#### Set exercise:
Exactly the lines from the start of the data below through the line that contains "true_y = [0, 0, -2.04, -2.04, 0, 0]" are to be copied, with pictures left out.

:::

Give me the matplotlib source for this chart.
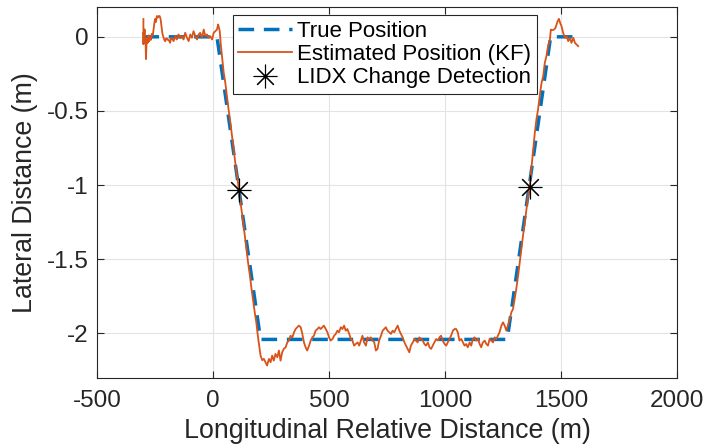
import matplotlib
matplotlib.use("Agg")
import matplotlib.pyplot as plt

plt.rcParams['font.family'] = ['Liberation Sans', 'DejaVu Sans']
plt.rcParams['axes.unicode_minus'] = False

# reference lane-change trajectory
true_x = [-300, 17, 205, 1268, 1455, 1574]
true_y = [0, 0, -2.04, -2.04, 0, 0]

# Kalman filter estimate
est_x = [-300, -300, -299, -297, -295, -293, -291, -289, -287, -284, -281, -278, -275, -271,
         -267, -264, -260, -257, -253, -250, -246, -242, -238, -234, -230, -226, -222, -218,
         -214, -210, -206, -202, -199, -195, -192, -188, -185, -181, -178, -170, -163, -156,
         -149, -141, -134, -127, -120, -112, -105, -98, -91, -84, -76, -69, -62, -55, -48,
         -40, -33, -26, -19, -12, -4, 3, 10, 17, 22, 26, 29, 34, 40, 46, 53, 60, 67, 75, 82,
         89, 95, 100, 106, 111, 117, 122, 130, 137, 144, 151, 159, 166, 174, 181, 187, 192,
         197, 205, 212, 219, 226, 233, 241, 248, 255, 262, 269, 277, 284, 291, 298, 305, 313,
         320, 327, 334, 342, 349, 356, 363, 370, 378, 385, 392, 399, 406, 414, 421, 428, 435,
         442, 450, 457, 464, 471, 478, 486, 493, 500, 507, 515, 522, 529, 536, 543, 551, 558,
         565, 572, 579, 587, 594, 601, 608, 615, 623, 630, 637, 644, 651, 659, 666, 673, 680,
         688, 695, 702, 709, 716, 724, 731, 738, 745, 752, 760, 767, 774, 781, 788, 796, 803,
         810, 817, 825, 832, 839, 846, 853, 861, 868, 875, 882, 889, 897, 904, 911, 918, 926,
         933, 940, 947, 954, 962, 969, 976, 983, 990, 998, 1005, 1012, 1019, 1026, 1034, 1041,
         1048, 1055, 1062, 1070, 1077, 1084, 1091, 1098, 1106, 1113, 1120, 1127, 1135, 1142,
         1149, 1156, 1163, 1171, 1178, 1185, 1192, 1199, 1207, 1214, 1221, 1228, 1235, 1243,
         1250, 1257, 1264, 1271, 1279, 1286, 1293, 1300, 1307, 1315, 1322, 1329, 1336, 1344,
         1351, 1358, 1365, 1372, 1380, 1387, 1394, 1401, 1408, 1416, 1423, 1430, 1437, 1444,
         1452, 1456, 1462, 1470, 1476, 1485, 1491, 1496, 1502, 1509, 1517, 1524, 1531, 1538,
         1545, 1553, 1560, 1567, 1574]
est_y = [0.12, -0.05, 0.03, -0.02, 0.05, -0.04, -0.01, -0.15, -0.06, -0.01, -0.04, 0.01, -0.03,
         0.00, -0.02, 0.02, 0.01, 0.04, 0.09, 0.12, 0.10, 0.14, 0.13, 0.14, 0.14, 0.12, 0.07,
         0.02, 0.00, -0.02, -0.03, -0.01, -0.01, -0.02, -0.02, -0.03, -0.04, -0.01, -0.007,
         -0.029, 0.004, -0.018, 0.016, -0.007, 0.004, -0.018, 0.027, -0.007, -0.029, 0.016,
         -0.007, 0.038, 0.004, -0.018, 0.016, 0.027, -0.007, 0.049, 0.004, 0.016, -0.007,
         0.004, -0.018, 0.027, 0.038, 0.049, 0.083, 0.06, 0.038, -0.06, -0.15, -0.24, -0.31,
         -0.40, -0.49, -0.58, -0.67, -0.76, -0.84, -0.90, -0.96, -1.03, -1.10, -1.16, -1.25,
         -1.34, -1.43, -1.52, -1.61, -1.70, -1.79, -1.87, -1.93, -2.00, -2.06, -2.15, -2.18,
         -2.171, -2.194, -2.216, -2.171, -2.194, -2.149, -2.183, -2.138, -2.16, -2.115,
         -2.183, -2.127, -2.104, -2.093, -2.06, -2.048, -2.015, -2.026, -1.992, -1.97, -1.958,
         -1.947, -1.958, -2.003, -2.06, -2.093, -2.115, -2.082, -2.048, -2.026, -2.015,
         -1.981, -1.97, -1.958, -1.97, -1.958, -1.947, -1.97, -1.992, -2.026, -2.048, -2.037,
         -2.015, -2.003, -1.981, -1.992, -1.958, -1.97, -1.947, -1.981, -1.97, -2.003, -2.037,
         -2.048, -2.082, -2.071, -2.06, -2.082, -2.048, -2.015, -2.060, -2.082, -2.026,
         -2.037, -2.026, -2.048, -2.060, -2.115, -2.104, -2.048, -2.015, -1.981, -1.970,
         -1.958, -1.981, -1.992, -2.003, -1.981, -1.992, -1.970, -1.947, -1.981, -2.003,
         -2.026, -2.060, -2.082, -2.104, -2.127, -2.082, -2.060, -2.037, -2.048, -2.060,
         -2.026, -2.037, -2.048, -2.071, -2.082, -2.060, -2.093, -2.104, -2.082, -2.060,
         -2.037, -2.048, -2.026, -2.015, -2.048, -2.071, -2.082, -2.060, -2.037, -2.015,
         -1.981, -1.970, -1.970, -1.992, -2.048, -2.037, -2.060, -2.082, -2.071, -2.093,
         -2.060, -2.082, -2.037, -2.026, -2.048, -2.037, -2.071, -2.093, -2.060, -2.048,
         -2.071, -2.082, -2.037, -2.048, -2.060, -2.026, -2.037, -2.015, -1.992, -1.947,
         -1.925, -1.947, -1.980, -1.947, -1.902, -1.857, -1.835, -1.768, -1.700, -1.610,
         -1.521, -1.431, -1.341, -1.252, -1.162, -1.072, -1.005, -0.893, -0.758, -0.646,
         -0.556, -0.489, -0.399, -0.310, -0.265, -0.175, -0.130, -0.063, -0.018, 0.049,
         0.045, 0.049, 0.060, 0.105, 0.121, 0.094, 0.072, 0.027, -0.007, 0.004, -0.029,
         -0.007, -0.041, -0.007, -0.041, -0.052, -0.063]

# lane index change detections
det_x = [111, 1365]
det_y = [-1.03, -1.01]

xticks = [-500, 0, 500, 1000, 1500, 2000]
yticks = [-2, -1.5, -1, -0.5, 0]

fig = plt.figure(figsize=(7.06, 4.47), dpi=100)
ax = fig.add_axes([0.1374, 0.1544, 0.8216, 0.8296])

ax.plot(true_x, true_y, color='#0072BD', lw=2.5, ls=(0, (4.5, 2.8)), label='True Position')
ax.plot(est_x, est_y, color='#D95319', lw=1.3, label='Estimated Position (KF)')
ax.plot(det_x, det_y, ls='none', marker=(8, 2, 0), ms=17, mew=0.8, color='black',
        label='LIDX Change Detection')

ax.set_xlim(-500, 2000)
ax.set_ylim(-2.3, 0.2)
ax.set_xticks(xticks)
ax.set_xticklabels([str(v) for v in xticks])
ax.set_yticks(yticks)
ax.set_yticklabels(['-2', '-1.5', '-1', '-0.5', '0'])

ax.grid(True, color='#e3e3e3', lw=0.8)
ax.set_axisbelow(True)
for s in ax.spines.values():
    s.set_color('#262626')
    s.set_linewidth(0.8)
ax.tick_params(direction='in', length=5, width=0.8, color='#262626', labelsize=17.5,
               labelcolor='#262626', top=True, right=True, pad=6)
ax.tick_params(axis='x', pad=9)

ax.set_xlabel('Longitudinal Relative Distance (m)', fontsize=19.3, color='#262626', labelpad=4)
ax.set_ylabel('Lateral Distance (m)', fontsize=19.3, color='#262626', labelpad=6.5)

leg = ax.legend(loc='upper left', bbox_to_anchor=(0.234, 0.978), borderaxespad=0,
                fontsize=16.0, handlelength=2.4, handletextpad=0.25, borderpad=0.25,
                labelspacing=0.1, fancybox=False, framealpha=1, edgecolor='#262626')
leg.get_frame().set_linewidth(0.8)

fig.savefig('out.png', dpi=100)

:::

#### Correct output:
Give me the matplotlib source for this chart.
import matplotlib
matplotlib.use("Agg")
import matplotlib.pyplot as plt

plt.rcParams['font.family'] = ['Liberation Sans', 'DejaVu Sans']
plt.rcParams['axes.unicode_minus'] = False

# reference lane-change trajectory
true_x = [-300, 17, 205, 1268, 1455, 1574]
true_y = [0, 0, -2.04, -2.04, 0, 0]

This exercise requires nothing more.